The Gate Of Angels by Penelope Fitzgerald.

In an earlier review I suggested that there was a group of British female novelists of "a certain age" who share (or rather shared, since most of them are dead) certain characteristics: piercing intelligence, a sort of bone-dry wry humour and a penchant for very short novels (which I tend to think of as being novels under 200 pages). On closer examination the "of a certain age" thing turns out to be slightly bogus, as while Penelope Fitzgerald was born in 1916 (and died in 2000) and Muriel Spark in 1918, both Alice Thomas Ellis and Beryl Bainbridge were born in 1932. I think the rest of the comparison is fairly apt, though.

One of the other things they all have in common is becoming published novelists fairly late in life: Bainbridge was 35 when her first novel was published, Spark 39 and Ellis 45. Fitzgerald wins this particular contest hands down, though, as she was 61 when her first novel The Golden Child (not, as far as I am aware, the source material for the 1986 Eddie Murphy film of the same name) was published in 1977. Just as a curious aside, Alice Thomas Ellis' pre-novel-writing occupations included a spell as fiction editor for her husband Colin Haycraft's publishing firm, during the course of which she "discovered" both Beryl Bainbridge and Penelope Fitzgerald. Spooky.

Anyway, the book: it's 1912 and we're in Cambridge. Fred Fairly is a physicist and junior lecturer at the fictional St. Angelicus' College. While cycling through the outskirts of Cambridge one evening on his way back to the college Fred is involved in a collision with two other cyclists and a horse-drawn cart. He regains consciousness to find himself sharing a bed with Daisy Saunders, one of the other cyclists, their rescuers having assumed from the ring on her finger (an heirloom of her aunt's) that they were man and wife. Daisy is an aspiring nurse who has come to Cambridge after leaving her nurse's training in London under a cloud. Having little in the way of other prospects she talks her way into a domestic job with the owners of the country house where she and Fred were taken after the accident, while Fred returns to his college. Gradually a tentative romance develops, though complications ensue when a prosecution is brought against the cart driver and some murky elements of Daisy's past catch up with her.

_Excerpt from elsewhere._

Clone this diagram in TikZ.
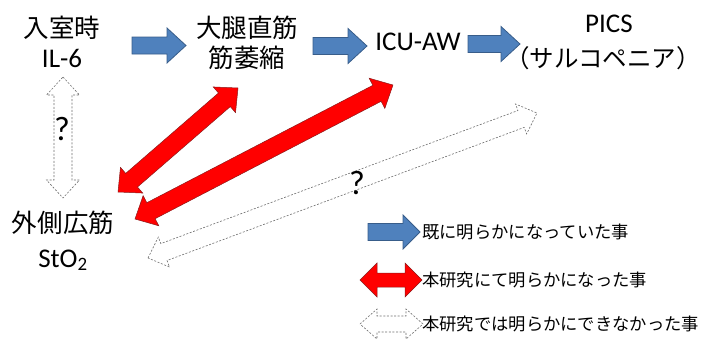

That's really about it for orthodox narrative, but that's just the basic framework into which all manner of other stuff is woven. The date where this is all set is significant as lots of interesting changes are afoot (as they were in The Shooting Party which is set only a year or so later): Fred's mother and sisters are heavily involved in the women's suffrage movement, and Fred himself has chosen an academic subject in some turmoil as eminent physicists like J. J. Thomson and Ernest Rutherford argue over the structure of the atom. Fred and some of his contemporaries have come to the conclusion that the new understanding of the fundamental structure of things leaves no room and no need for God, to the concern of the more senior college staff and Fred's father, an Anglican rector. There's also a brief interlude for eccentric mediaeval scholar Dr. Matthews to deliver a slightly rambling M.R. James-esque ghost story.

I've read Fitzgerald's previous novels Offshore (the 1979 Booker Prize winner) and Innocence, but I think this is the best of the three (it was also nominated for the Booker in 1990, but lost to A.S. Byatt's Possession). I also think that Fitzgerald is (or rather was) the subtlest and cleverest of the group of novelists I mentioned at the start. Fitting all the stuff described above into 167 pages while keeping an unhurried, meandering style is indicative either of a very high level of literary craft and subtlety, or some weird literary TARDIS effect. Take your pick.